Just as importantly, a fungible business model allows clients to freely choose where to access liquidity at any moment, creating real competition between marketplaces.
That competition compresses execution fees and forces marketplaces, including CROSSx, to deliver tighter spreads and better execution quality. Without fungibility, liquidity remains siloed and expensive.
The result is that fungibility has a cascading effect that materially lowers the total cost to trade.
CROSSx 2.0 places a strong emphasis on speed, transparency, and execution quality. From an institutional perspective, which of these factors matters most and why?
Execution quality is the ultimate metric because it reflects both speed and transparency. Institutions evaluate venues based on fill consistency, market impact, and system behavior during volatility.

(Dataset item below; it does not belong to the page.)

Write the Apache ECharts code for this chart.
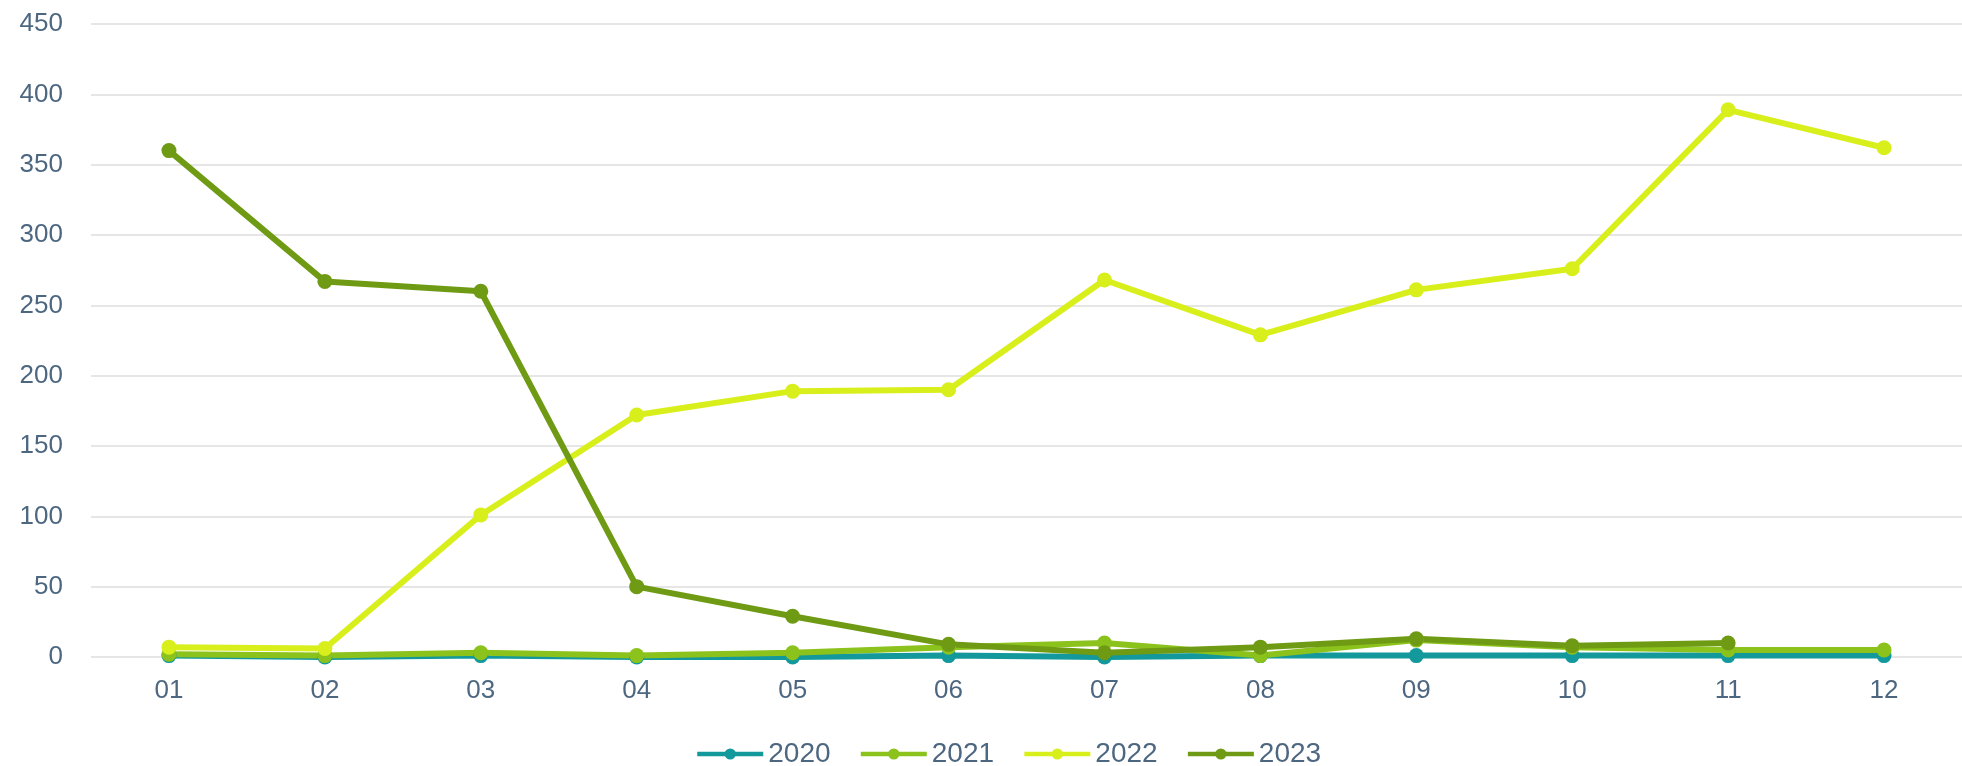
<!DOCTYPE html>
<html>
<head>
<meta charset="utf-8">
<script src="https://cdn.jsdelivr.net/npm/echarts@6/dist/echarts.min.js"></script>
<style>
html,body{margin:0;padding:0;background:#fff;}
#chart{width:1962px;height:766px;}
</style>
</head>
<body>
<div id="chart"></div>
<script>
const months = ['01','02','03','04','05','06','07','08','09','10','11','12'];
const seriesNames = ['2020','2021','2022','2023'];
const data2020 = [1,0,1,0,0,1,0,1,1,1,1,1];
const data2021 = [2,1,3,1,3,7,10,1,12,7,5,5];
const data2022 = [7,6,101,172,189,190,268,229,261,276,389,362];
const data2023 = [360,267,260,50,29,9,3,7,13,8,10,null];
const colors = ['#13999b','#8cc21c','#d8ef1c','#6f9a14'];

const chart = echarts.init(document.getElementById('chart'));
const allData = [data2020, data2021, data2022, data2023];
const textColor = '#4d6781';
const fontFam = 'Liberation Sans, Arial, sans-serif';
chart.setOption({
  animation: false,
  backgroundColor: '#ffffff',
  grid: { left: 91, top: 24, height: 633, width: 1874, containLabel: false },
  legend: {
    data: seriesNames,
    left: 690,
    top: 735,
    itemWidth: 66,
    itemHeight: 14,
    itemGap: 28,
    lineStyle: { width: 4.5 },
    textStyle: { color: textColor, fontSize: 28, fontFamily: fontFam }
  },
  xAxis: {
    type: 'category',
    data: months,
    boundaryGap: true,
    axisLine: { show: false },
    axisTick: { show: false },
    axisLabel: { color: textColor, fontSize: 26, margin: 21, fontFamily: fontFam }
  },
  yAxis: {
    type: 'value',
    min: 0, max: 450, interval: 50,
    axisLine: { show: false },
    axisTick: { show: false },
    splitLine: { lineStyle: { color: '#e6e6e6', width: 2 } },
    axisLabel: { color: textColor, fontSize: 26, margin: 28, fontFamily: fontFam }
  },
  series: seriesNames.map((name, i) => ({
    name: name,
    type: 'line',
    data: allData[i],
    color: colors[i],
    symbol: 'circle',
    symbolSize: 15,
    showAllSymbol: true,
    lineStyle: { width: 6, color: colors[i] },
    itemStyle: { color: colors[i] }
  }))
});
</script>
</body>
</html>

CROSSx 2.0’s architecture prioritises deterministic execution — microsecond latency, high throughput, and resilient routing — so performance remains stable regardless of market conditions. Institutions value predictability over peak speed because it enables scalable risk transfer.
Regulatory uncertainty remains a defining feature of crypto markets. How much can better market structure mitigate risk while regulation continues to evolve?
Timely question. The 10 October 2025 market dislocation highlighted a structural weakness in crypto markets.
Many exchanges combine credit and execution within the same venue. When those platforms experienced outages, institutional clients were temporarily unable to manage their risk.
This is a clear example of how current market structure can fail under stress and helps explain why institutions are increasingly moving toward OTC environments with fungibility, such as Ripple Prime.
Regulatory certainty, which is expected to advance this year in the United States, will unlock an entirely new wave of demand from Wall Street’s largest players.
That level of demand is what drives the supply chain, and these institutions will not accept the historical market structure of vertically integrated models.
Looking ahead, what changes do you believe are still required for crypto trading infrastructure to fully meet institutional expectations?
Bank custody. In order for the largest institutions in the world to enter crypto at scale, they need the same banks that custody their assets today to offer crypto custody as well.
The custody conversation is just as important as regulation, as both are required to drive meaningful shifts in who is participating in the market and, ultimately, how they trade.